I played in Online tournaments in a game that has groups according to nations, known as rooms or lobbies. I played in my national room and got a good reputation. I was offered the job as moderator of the room to control mischief, block people who weren’t certified to play, and monitor negative interactions between boys and girls.

During this time, I found a girl from another country in the lobby. That one click, for an invitation to the game, changed my life. We talked, I gave her a song by Anathema, and she said she listens to Anathema. I was literally shocked nobody in that room but us listened to them.

From there, we found a mutual friend in another country, who happens to be her brother’s best friend. It was a miracle.

We talked day and night, and became famous in the room for our relationship, just as I was famous as the leader of my team in tournaments. She was 17, and I was 20. We Face-booked and connected on Skype; I was never a boy who loved gadgets, but I bought a cell-phone so we could message with WhatsApp.

For 11 months, I was the happiest boy on earth. That changed when I realized I never had a dream of my own. It was her love that persuaded me to aim towards the highest. And I did. Somehow, I grew a wild thirst for knowledge; I have a dream now to be the greatest architect in the world.

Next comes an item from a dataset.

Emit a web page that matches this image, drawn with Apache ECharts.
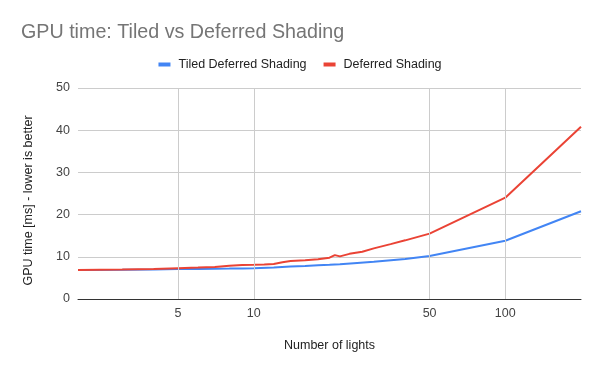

But within six months, I realized her mind is empty. For four months I kept telling her to read a book of her own taste and have something on her mind. She said she was doing it, but she never told me what book. Then, two months later, she started lying about it.

I thought of the children we would have. Will they think their mother is an embarrassment? Would she suffer depression as a result? I did not want her to be unhappy, so I ended our relationship before it grew too mature.

One day I found her flirting with a boy, and that gave me the final impression. I left her with one message: “Grow knowledge.”

Now I feel that I’ve done wrong. Was it right to leave her? I can’t understand whose fault it is.
Ajay

Ajay,
She was only 17. She made you want to better yourself, and she helped you grow. But she didn’t grow with you, or in the same direction. Maybe it is for someone else to help her grow.

When you try to force another person to change, they will do one of two things: They won’t change, or they will lie about changing. Only we can recognize our own potential, because we are the only one in power to make that potential occur.

Other people can recognize our potential, but they have no power to make us realize that potential. When a man sees a woman’s potential, he sees only a reflection of himself. Until she sees it, it is nothing. If I recognize potential in you, what am I seeing? What I desire for myself in you.

Just as a woman who wants children might think, “He would be a good dad,” a woman who doesn’t want kids would not experience that quality in the man. Both women would be putting on him what they want. Recognizing potential often has a cunning quality. It says, “I wish this person to have this benefit for me.”

You made a suggestion, and it ignited nothing. That’s fine. But what you felt from her ignited a blaze. Build on it.